Since the release of the documentary, Drizin said the Center on Wrongful Convictions of Youth has received many emails and phone calls regarding the case.

“Lots of people want to volunteer for the center, and people want to know how they can help,” he said. “That’s a real testament to the power of this film.”

For “Making a Murderer” viewers who want to help, Drizin said the center has created an action agenda with further steps to help prevent others from going through Dassey’s experience.

The center, which is housed in Pritzker School of Law’s Bluhm Legal Clinic, was co-founded by Drizin in 2008. It was the first of its kind to address wrongful convictions of youth, and has developed an expertise in litigating cases of false confessions. Since then, a few more organizations with similar missions have opened, said Megan Crane, project co-director at the center.

Drizin said it is important to have a center specifically focused on youth, because they process things differently than adults. He said developmental differences between youth and adults make youth more vulnerable to police pressure than adults, and more likely to falsely confess to crimes.

Through its work, the center focuses on post-conviction cases, where the defense has to prove there was either a procedural defect or provide new evidence that wasn’t available at the time of the trial, Crane said.

The main basis of Dassey’s post-conviction appeals focuses on a procedural defect known as ineffective assistance of counsel. Dassey’s former lawyer, Len Kachinsky, did not adequately represent Dassey even when Dassey insisted upon his innocence, Drizin said.

“(Kachinsky) essentially decided to work with the prosecution to pressure his own client, Brendan Dassey, into testifying against his uncle Steven Avery, and went to extraordinary lengths to make that happen,” he said.

As well as representing clients such as Dassey, the center also advocates for policy reform, provides trainings for law enforcement and files amicus briefs to support other cases that it is not directly involved in.
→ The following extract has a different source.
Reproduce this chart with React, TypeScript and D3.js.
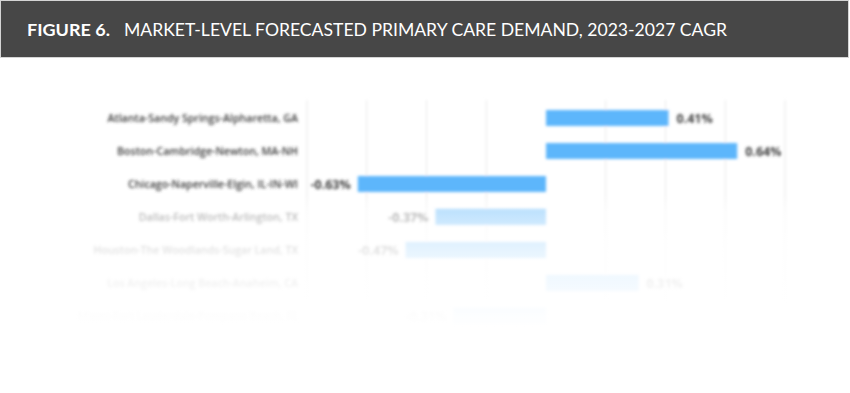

One of the main policies that the center fights for is electronic recording of interrogations, Crane said.

“In ‘Making a Murderer,’ it’s particularly relevant because Wisconsin had just passed their law requiring video recording of interrogations,” she said. “Steve Drizin was part of that lobbying effort to get that law passed, and that’s the only reason we have Brendan on video.”

The video-taped confession helped show how detectives coerced Dassey by feeding him information that only the person who committed the crime would know, instead of allowing Dassey to provide that information to detectives on his own, which Crane called “contamination of the confession.”

In addition to casework and policy work, the Center on Wrongful Convictions of Youth also provides opportunities for second- and third-year law students to work at the organization.

Katie Marie Zouhary (School of Law ‘11), a former student who worked at the center, said she was interested in getting involved because of its reputation on issues of justice and the quality of professors such as Drizin and Nirider (School of Law ‘08).

Zouhary worked on exonerating a member of the Englewood Four, four teenagers wrongly convicted of rape and murder in 1994. Seeing him walk outside as a free man for the first time since he was a teenager is a moment she will never forget, she said.

“I’ve often said I’m afraid my most meaningful legal work happened before I became a lawyer because my work at the clinic has been the most individually impactful work that I have done,” she said.

Ultimately, Drizin said he hopes the attention “Making a Murderer” has brought to Dassey’s case will shed more light on wrongful convictions of youth, as Dassey’s situation is not unique.

“That’s the saddest part,” Drizin said. “My hope is that this documentary will inspire some profound changes in the way in which police interrogate youthful suspects.”